Director: Evan Goldberg, Seth Rogen
Starring: Seth Rogen, James Franco, Jonah Hill
When the trailer for This Is the End first came out I thought it looked pretty funny. I figured if you liked Superbad, which I did, you'd like this one as well. It has some of the same actors (Rogen, Hill, Cera) and the same style of raunchy comedy that revolves around bodily fluids and recreational drugs. However, a major difference would be that in this movie the actors play themselves, with a ton of cameos thrown in for good measure. So while I assumed that I'd find it funny, I also thought that it would fall short of better movies because it would lack that emotional base that we don't always notice but we usually need. Well, apparently they just decided to replace emotion with extra crude humor, and the result wasn't a shallow film but one of the funniest movies I've seen in years.
Almost the entire story takes place in James Franco's new house in Hollywood. Seth Rogen and his old friend Jay Baruchel are reuniting in California, a place that Jay hates to be. Seth talks him into coming with him to Franco's housewarming, where there will be a ton of drugs and celebrities. Among the elite are Craig Robinson, Danny McBride, Emma Watson, Rhianna, Michael Cera, Paul Rudd, Jason Segal, Aziz Ansari, and a bunch of others. Jay may not be having a great time, but the night is about to get worse. It seems as if the apocalypse is upon them, as the Hollywood Hills are engulfed in flame, blue lights take people into the sky, and monsters roam the streets. Only a small group of the party-goers survive and they must band together and get along if they are to have any chance of waiting out the end of the world.

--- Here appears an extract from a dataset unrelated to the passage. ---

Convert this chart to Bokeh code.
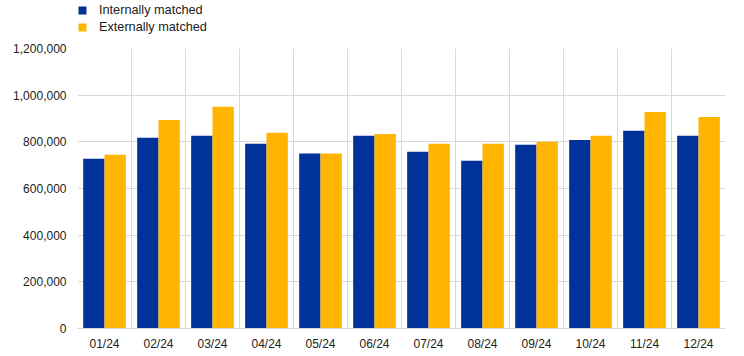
from bokeh.plotting import figure
from bokeh.layouts import column
from bokeh.models import (ColumnDataSource, FixedTicker, NumeralTickFormatter,
                          Legend, LegendItem, Range1d)
from bokeh.embed import file_html
from bokeh.resources import INLINE

months = ["01/24", "02/24", "03/24", "04/24", "05/24", "06/24",
          "07/24", "08/24", "09/24", "10/24", "11/24", "12/24"]
internally = [728000, 817000, 826000, 792000, 750000, 826000,
              757000, 719000, 788000, 808000, 847000, 826000]
externally = [745000, 894000, 950000, 839000, 750000, 834000,
              792000, 792000, 800000, 826000, 928000, 906000]
yticks = [0, 200000, 400000, 600000, 800000, 1000000, 1200000]
series = ["Internally matched", "Externally matched"]

BLUE = "#003299"
YELLOW = "#FFB400"
GRID = "#d9d9d9"
TEXT = "#222222"
FONT = "Liberation Sans"

n = len(months)
idx = list(range(n))
w = 0.395
src = ColumnDataSource(dict(
    xi=[i - w / 2 for i in idx], xe=[i + w / 2 for i in idx],
    yi=internally, ye=externally))

p = figure(width=728, height=313, output_backend="svg", toolbar_location=None,
           x_range=Range1d(-0.5, n - 0.5), y_range=Range1d(0, 1200000),
           min_border_left=77, min_border_right=3, min_border_top=8,
           min_border_bottom=10)
p.outline_line_color = None
p.background_fill_color = "white"
p.border_fill_color = "white"

r1 = p.vbar(x="xi", top="yi", width=w, source=src, fill_color=BLUE, line_color=None)
r2 = p.vbar(x="xe", top="ye", width=w, source=src, fill_color=YELLOW, line_color=None)

p.xaxis.ticker = FixedTicker(ticks=idx)
p.xaxis.major_label_overrides = {i: m for i, m in enumerate(months)}
p.xaxis.major_tick_line_color = None
p.xaxis.minor_tick_line_color = None
p.xaxis.axis_line_color = GRID
p.xaxis.major_tick_out = 0
p.xaxis.major_tick_in = 0
p.xaxis.major_label_standoff = 8
p.xaxis.major_label_text_font = FONT
p.xaxis.major_label_text_font_size = "12px"
p.xaxis.major_label_text_color = TEXT

p.yaxis.ticker = FixedTicker(ticks=yticks)
p.yaxis.formatter = NumeralTickFormatter(format="0,0")
p.yaxis.major_tick_line_color = None
p.yaxis.minor_tick_line_color = None
p.yaxis.axis_line_color = None
p.yaxis.major_tick_out = 0
p.yaxis.major_tick_in = 0
p.yaxis.major_label_standoff = 11
p.yaxis.major_label_text_font = FONT
p.yaxis.major_label_text_font_size = "12px"
p.yaxis.major_label_text_color = TEXT

p.xgrid.ticker = FixedTicker(ticks=[i - 0.5 for i in range(n + 1)])
p.xgrid.grid_line_color = GRID
p.ygrid.grid_line_color = GRID

# legend strip (dummy renderers lie outside the strip's visible range)
lg = figure(width=728, height=40, output_backend="svg", toolbar_location=None,
            x_range=Range1d(0, 1), y_range=Range1d(0, 1),
            min_border_left=77, min_border_right=3, min_border_top=0,
            min_border_bottom=0)
lg.axis.visible = False
lg.grid.visible = False
lg.outline_line_color = None
lg.border_fill_color = "white"
lr1 = lg.vbar(x=[5], top=[5], bottom=[4], width=0.1, fill_color=BLUE, line_color=None)
lr2 = lg.vbar(x=[5], top=[5], bottom=[4], width=0.1, fill_color=YELLOW, line_color=None)
legend = Legend(items=[LegendItem(label=series[0], renderers=[lr1]),
                       LegendItem(label=series[1], renderers=[lr2])],
                location=(0, 6), orientation="vertical",
                padding=0, margin=0, spacing=3,
                glyph_width=10, glyph_height=10, label_height=14,
                label_standoff=12, label_text_font=FONT,
                label_text_font_size="12.7px", label_text_color=TEXT,
                border_line_color=None, background_fill_alpha=0)
lg.add_layout(legend)

layout = column(lg, p, spacing=0)
open("out.html", "w").write(file_html(layout, INLINE))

I did not expect the movie to be as funny as it was. I mean, I thought it'd be funny, not hilarious, but it was definitely the latter. It was non-stop comedy from the very beginning, but somehow it never got old or annoying. I haven't laughed that hard since who knows when; maybe since Superbad. And while that movie relied on our memories of how awkward it is to be young, this movie got us laughing by putting audiences in ridiculous situations that only warped minds could possibly think of. And the comedy was warped, be warned. It was crude, sexual, graphic, dirty, whatever you want to call it. But it was also real; it was a bunch of guys stuck in a house together with nothing to do but smoke pot, look at porn, drink wine, turn on each other, and worry about which of them was going to die next.
I guess that's why the movie worked; it was surprisingly real for such a silly film. Now, by real I don't mean realistic, I mean it felt natural. It felt like the lines were what Seth and Jay and Jonah would say if they found themselves in this situation. Breaking down that fourth wall really worked because it made the characters real and allowed the actors to make fun of themselves and of each other while still playing people in the movie. It was kind of a genius idea, and I'm not sure the movie would have worked so well had they tried to create stories and backgrounds and fake names. It worked because it was off-center, because it was hilarious while being pretty original. And you could tell the guys were having a great time making the film, which was really infectious. I felt jealous that I wasn't under lock-down during the rapture with this crew; for being that close to death it seemed like they were having a pretty awesome time.